AUGUST 1, 1947 • QUIDNET, MASSACHUSETTS
TO RUTH YORCK • PARIS
All the boys came to stay with me for two weeks, while Honey and his Rothschild went away.68 It was heaven and gay here. I forgot to be sad, and I had fun, and they took care of me, and we laughed twenty-four hours and more a day. We mourned for you and said constantly how you would love it here, with the sea with this house's own private beach and great moors and winds and sea-island skies.

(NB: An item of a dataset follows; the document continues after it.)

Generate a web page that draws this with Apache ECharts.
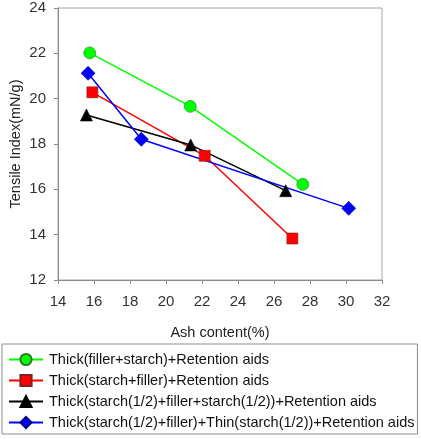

But now Honey and Mr. Rothschild are here again, and he is bored with Mr. Rothschild's scenes and complaints. Mr. R has lots of money and is a drip, is loathed by everyone (even unsolicited by me), and is generally bad news. He is always telling about how this year his income is better than last year, but how things (to eat, etc., etc.) are not as good anymore. Mr. Honey poses for him and cooks for him. So he has gained little in this venture, save it has made him grow up a little bit. There's much more about Mr. R, but all of it the same boring ilk. He was a mistake on Mr. Honey's part, but it is disagreeable to have people ask me how I feel about it, and others acting as though a royal marriage that was a love-match had had a bad finale.

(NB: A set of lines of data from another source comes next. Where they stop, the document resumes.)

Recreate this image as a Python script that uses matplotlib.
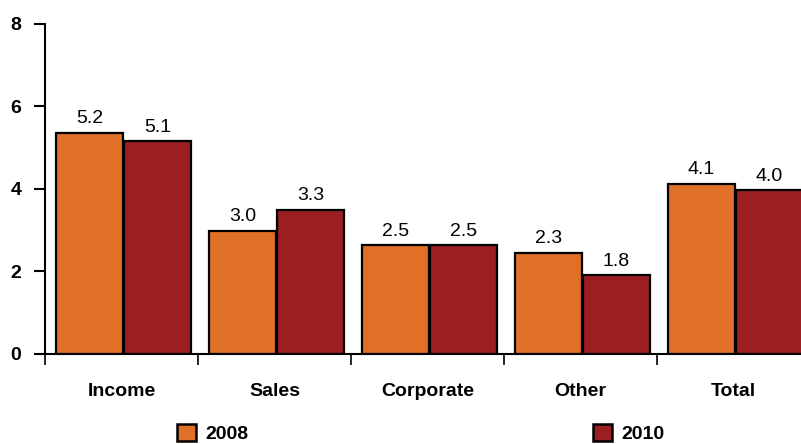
import matplotlib
matplotlib.use("Agg")
import matplotlib.pyplot as plt
import numpy as np
from matplotlib.patches import Patch

plt.rcParams['font.family'] = ['Liberation Sans', 'DejaVu Sans']

# === Data ===
categories = ["Income", "Sales", "Corporate", "Other", "Total"]
series_names = ["2008", "2010"]
# bar heights as drawn in the picture
heights_2008 = [5.36, 2.98, 2.63, 2.44, 4.12]
heights_2010 = [5.15, 3.49, 2.63, 1.90, 3.96]
# value labels as printed above the bars
labels_2008 = ["5.2", "3.0", "2.5", "2.3", "4.1"]
labels_2010 = ["5.1", "3.3", "2.5", "1.8", "4.0"]
y_ticks = [0, 2, 4, 6, 8]

COLOR_2008 = "#E07028"
COLOR_2010 = "#9B1F22"
FS = 14

fig = plt.figure(figsize=(8.01, 4.44), dpi=100)
ax = fig.add_axes([45 / 801, (444 - 353.5) / 444, 765 / 801, (353.5 - 24) / 444])

x = np.arange(len(categories))
width = 0.44
b1 = ax.bar(x - 0.21, heights_2008, width, color=COLOR_2008,
            edgecolor="black", linewidth=1.6)
b2 = ax.bar(x + 0.235, heights_2010, width, color=COLOR_2010,
            edgecolor="black", linewidth=1.6)

for bars, labels in [(b1, labels_2008), (b2, labels_2010)]:
    for rect, lab in zip(bars, labels):
        ax.annotate(lab, (rect.get_x() + rect.get_width() / 2, rect.get_height()),
                    xytext=(0, 4), textcoords="offset points",
                    ha="center", va="bottom", fontsize=FS)

ax.set_xlim(-0.5, len(categories) - 0.5)
ax.set_ylim(0, 8)
ax.set_yticks(y_ticks)
ax.set_yticklabels([str(t) for t in y_ticks], fontweight="bold", fontsize=FS)
ax.tick_params(axis="y", length=8, width=1.5, pad=9)

ax.set_xticks(x)
ax.set_xticklabels(categories, fontweight="bold", fontsize=FS)
ax.tick_params(axis="x", which="major", length=0, pad=21)
ax.set_xticks(np.arange(len(categories)) - 0.5, minor=True)
ax.tick_params(axis="x", which="minor", length=8, width=1.2)

for s in ["top", "right"]:
    ax.spines[s].set_visible(False)
ax.spines["left"].set_linewidth(1.5)
ax.spines["bottom"].set_linewidth(1.5)

# === Legend (two entries spread along the bottom) ===
for name, color, xpos in [("2008", COLOR_2008, 177 / 801), ("2010", COLOR_2010, 593 / 801)]:
    fig.legend(handles=[Patch(facecolor=color, edgecolor="black", linewidth=1.8, label=name)],
               loc="center left", bbox_to_anchor=(xpos, 0.024), frameon=False,
               borderpad=0, borderaxespad=0, handlelength=1.0, handleheight=1.0,
               handletextpad=0.45, prop={"weight": "bold", "size": FS})

fig.savefig("out.png", dpi=100)
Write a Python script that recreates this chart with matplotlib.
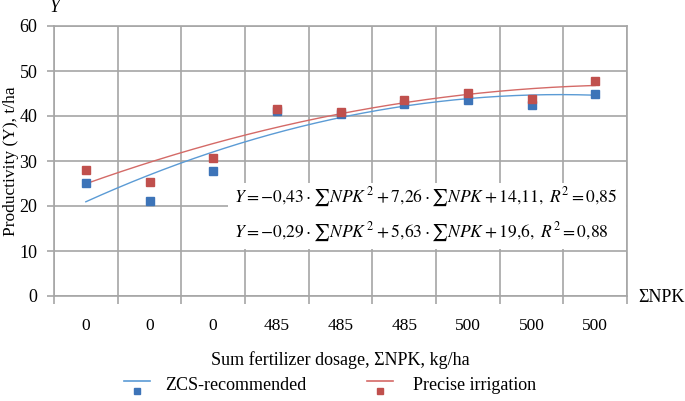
import numpy as np
import matplotlib
matplotlib.use("Agg")
import matplotlib.pyplot as plt
from matplotlib.lines import Line2D
from matplotlib.patches import Rectangle

plt.rcParams['font.family'] = ['Liberation Serif', 'DejaVu Serif']
plt.rcParams['mathtext.fontset'] = 'stix'

# Data
npk_labels = ["0", "0", "0", "485", "485", "485", "500", "500", "500"]
zcs_values = [25.1, 21.2, 27.8, 41.2, 40.5, 42.6, 43.5, 42.4, 45.0]
precise_values = [28.0, 25.3, 30.7, 41.5, 41.0, 43.6, 45.1, 43.8, 47.8]

# Trend line coefficients (as printed on the chart)
zcs_coef = [-0.43, 7.26, 14.11]
precise_coef = [-0.29, 5.63, 19.6]

blue_pt = '#3D74B8'
red_pt = '#C0504D'
blue_ln = '#5B9BD5'
red_ln = '#D46A67'
grid_c = '#A6A6A6'

x = np.arange(1, len(npk_labels) + 1)
xs = np.linspace(1, len(npk_labels), 200)

fig = plt.figure(figsize=(6.85, 4.01), dpi=100)
ax = fig.add_axes([54/685, 1 - 296/401, (627 - 54)/685, (296 - 26)/401])

ax.plot(xs, np.polyval(zcs_coef, xs), color=blue_ln, lw=1.0, zorder=3)
ax.plot(xs, np.polyval(precise_coef, xs), color=red_ln, lw=1.0, zorder=3)
ax.plot(x, zcs_values, 's', color=blue_pt, ms=6, zorder=4)
ax.plot(x, precise_values, 's', color=red_pt, ms=6, zorder=4)

ax.set_xlim(0.5, len(npk_labels) + 0.5)
ax.set_ylim(0, 60)
ax.set_yticks(range(0, 61, 10))
ax.set_xticks(x)
ax.set_xticklabels(npk_labels)
ax.set_xticks(np.arange(0.5, len(npk_labels) + 1), minor=True)
ax.tick_params(axis='x', which='major', length=0, pad=16, labelsize=12.5)
ax.tick_params(axis='x', which='minor', length=6, color=grid_c, width=1.2)
ax.tick_params(axis='y', length=5, color=grid_c, width=1.2, labelsize=13, pad=7)

ax.grid(True, which='minor', axis='x', color=grid_c, lw=1.2)
ax.grid(True, which='major', axis='y', color=grid_c, lw=1.2)
for s in ax.spines.values():
    s.set_color(grid_c)
    s.set_linewidth(1.2)

ax.set_ylabel("Productivity (Y), t/ha", fontsize=12.5)
ax.yaxis.set_label_coords(-35/573, 0.5)
ax.set_xlabel("Sum fertilizer dosage, ΣNPK, kg/ha", fontsize=13, labelpad=12)

fig.text(50/685, 1 - 8/401, "Y", fontsize=13, style='italic', ha='left', va='center')
fig.text(638/685, 1 - 298/401, "ΣNPK", fontsize=13, ha='left', va='center')

# Equations box
ax.add_patch(Rectangle((0.304, 0.174), 0.694, 0.245, transform=ax.transAxes,
                       facecolor='white', edgecolor='none', zorder=5))
ax.text(0.314, 0.367,
        "$Y=-0{,}43\\cdot\\sum NPK^{\\,2}+7{,}26\\cdot\\sum NPK+14{,}11,\\ R^2=0{,}85$",
        transform=ax.transAxes, fontsize=12.6, ha='left', va='center', zorder=6)
ax.text(0.314, 0.237,
        "$Y=-0{,}29\\cdot\\sum NPK^{\\,2}+5{,}63\\cdot\\sum NPK+19{,}6,\\ R^2=0{,}88$",
        transform=ax.transAxes, fontsize=12.6, ha='left', va='center', zorder=6)

# Legend: short line above a small marker
for lx, lc, pc, label, tx in [(137, blue_ln, blue_pt, "ZCS-recommended", 165),
                              (380, red_ln, red_pt, "Precise irrigation", 413)]:
    fig.add_artist(Line2D([(lx - 13)/685, (lx + 13)/685], [1 - 381/401, 1 - 381/401],
                          color=lc, lw=1.2, transform=fig.transFigure))
    fig.add_artist(Line2D([lx/685], [1 - 391/401], marker='s', ms=5, color=pc,
                          linestyle='none', transform=fig.transFigure))
    fig.text(tx/685, 1 - 385/401, label, fontsize=13, ha='left', va='center')

fig.savefig("out.png", dpi=100)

Lionel Trilling's first novel, The Middle of the Journey, is coming out. It is superb, really, a novel of the American intellectual during the thirties, beautifully and simply written, but which opens the skull and shows what ticks so punctiliously and with such sure, smooth craft. Truman's book, Other Voices, Other Rooms, is coming in January. This one reads as though the child of Carson [McCullers] and Katherine Anne Porter and Eudora Welty and a few drops of Faulkner's sperm (I am in Moby-Dick land, so I think of sperm) had precociously done it. And in a sense he has—horror, horror, horror artfully pruned. The prose is what we used to say about Gypsy Rose Lee: She keeps her garden prettily weeded. That's how Truman and all those girls keep their prose. He has a house about five miles away from here—with Newton Arvin first, and now with Mary Lou Aswell. He is writing the last words of the novel there.